Les « contrebandiers de l’histoire »de Rachid Boudjedra : Un pamphlet au vitriol contre les serviteurs de l’idéologie coloniale
Les éditions Dar El Hikma viennent d’annoncer la parution prochaine des « Contrebandiers de l’histoire », un ouvrage bilingue où le maître des lettres algériennes règle ses comptes avec ceux qu’il considère comme les nouveaux serviteurs de l’idéologie coloniale.
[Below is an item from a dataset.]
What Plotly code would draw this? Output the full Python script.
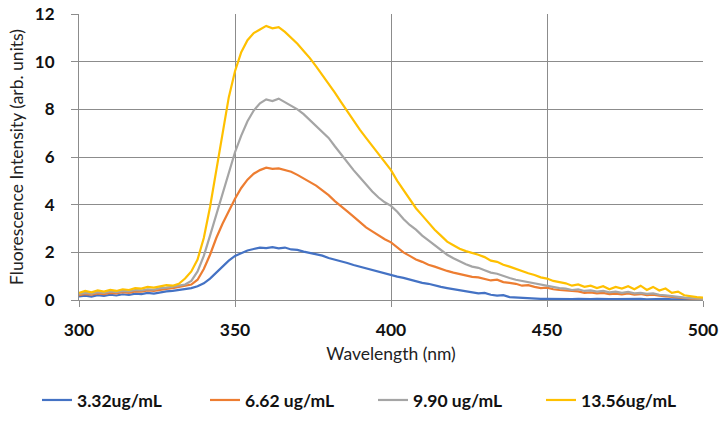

L’écrivain de renommée mondiale Rachid Boudjedra sort de son silence avec un pamphlet au vitriol qui promet de faire trembler le microcosme intellectuel entre les deux rives de la Méditerranée. Dans ce livre, Boudjedra « a choisi que son nouvel ouvrage soit dans le registre du pamphlet, dans lequel il répond aux propos de Boualem Sansal et Kamel Daoud ». Cette fois, l’auteur de « La Répudiation » opte pour la confrontation directe avec ce qu’il qualifie de « littérature coloniale nouvelle qui s’empare de l’histoire, méprise les vérités, dédaigne la culture et ignore même la géographie ».
Le choix de publier simultanément en arabe et en français témoigne de la volonté de Boudjedra de toucher le plus large public possible dans cette bataille idéologique qu’il mène désormais au grand jour. L’ouvrage, édité par Dar El Hikma dont le propriétaire Ahmed Madi préside la corporation nationale des éditeurs de livres, constitue selon l’annonce « la première réaction des élites intellectuelles à la campagne désinformatrice menée par Boualem Sansal et Kamel Daoud, soutenus par les élites coloniales françaises nostalgiques des crimes du colonialisme, qui trouvent appui et soutien auprès de l’extrême droite française ». Cette sortie fracassante de Boudjedra intervient dans un contexte de polémiques récurrentes autour du positionnement de certains intellectuels algériens vis-à-vis de l’histoire coloniale. L’écrivain ne mâche pas ses mots pour dénoncer une instrumentalisation de la littérature au service d’intérêts étrangers. Selon la présentation de l’ouvrage, il s’agit d’une « argumentation littéraire, intellectuelle et culturelle contre les racines de la littérature coloniale qui rêve aujourd’hui de retrouver les phases de mépris des peuples, d’oppression de leur volonté et de confiscation de leur identité ».
Le titre même, « Les Contrebandiers de l’histoire », révèle la charge symbolique de cette entreprise littéraire. Boudjedra y développe une critique acerbe de ce qu’il nomme « la nouvelle littérature coloniale » en dévoilant « les dessous, les arrière-plans et les dimensions du nouveau concept colonial qui chevauche aujourd’hui les slogans démasqués de l’Occident comme la liberté d’expression et de pensée ».
Cette publication s’annonce comme « la réponse dure et révélatrice à ce que tentent de réaliser les élites coloniales qui utilisent des personnages comme Boualem Sansal et Kamel Daoud ». Boudjedra se dresse ainsi pour « concrétiser leurs prétentions réclamant le dialogue et la discussion », tout en se proposant d’exposer au grand jour les mécanismes de cette nouvelle forme de domination culturelle.
L’impact de ce pamphlet promet d’être considérable dans le paysage intellectuel algérien, d’autant que Boudjedra jouit d’une légitimité incontestable acquise au fil de décennies d’engagement littéraire. Son intervention dans ce débat, par la voix autorisée d’un écrivain reconnu internationalement, confère une nouvelle dimension à une polémique qui dépasse désormais le cadre purement littéraire pour toucher aux questions fondamentales d’identité, de mémoire et de souveraineté culturelle. En choisissant l’arme du pamphlet, Rachid Boudjedra entend manifestement porter le fer au cœur d’un débat qu’il estime vital.